Gambino infine ricorda che una proposta analoga fu avanzata da «deputati centristi della scorsa legislatura (Sberna e Gigli)», con la «prospettiva di ridurre sulla psiche della donna le ripercussioni che il dramma dell’aborto spesso provoca». Sulla stessa lunghezza d’onda la presidente nazionale del Movimento per la Vita, Marina Casini Bandini che accoglie con cauto favore il ddl in quanto «riconosce nel concepito un essere umano a pieno titolo, titolare del fondamentale diritto alla vita», battaglia storica del Mpv. Importante anche che venga accolta «l’idea che la rinuncia alla sanzione penale per l’aborto non coincide con l’abbandono della tutela della vita nascente da parte dello Stato», altro tema di impegno storico del Movimento.

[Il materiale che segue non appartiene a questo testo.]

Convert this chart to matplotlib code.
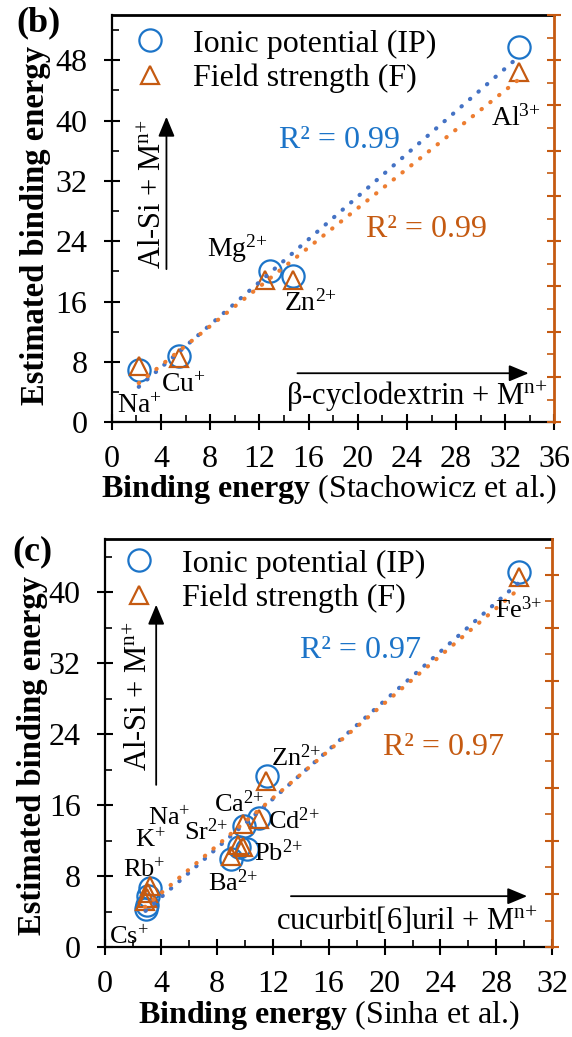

Nel testo del ddl si intravede anche la «tutela della straordinaria relazione madre-figlio durante la gravidanza, relazione deturpata dall’aborto». Infine, una misura come quella ipotizzata dal progetto di legge «preserva la salute psichica della madre, altrimenti ferita dalla soppressione del figlio, come ormai provano tante testimonianze e molti studi». Ma Marina Casini Bandini guarda oltre e chiede più coraggio: «La tutela della vita nascente e della maternità durante la gravidanza – afferma – è un tema di primaria importanza che andrebbe affrontato con un respiro più ampio rispetto a quello, pur significativo, dell’adozione dei bimbi in grembo. Nelle scorse legislature sono state presentate proposte di legge per il riconoscimento della capacità giuridica del concepito modificando l’articolo 1 del Codice civile e per la riforma dei consultori familiari affinché siano sganciati da ogni compromissione con le pratiche abortive e siano veramente a servizio della vita nascente e della maternità sul modello dei Cav». Ed è «su queste strade il MpV è disponibile a collaborare con i parlamentari».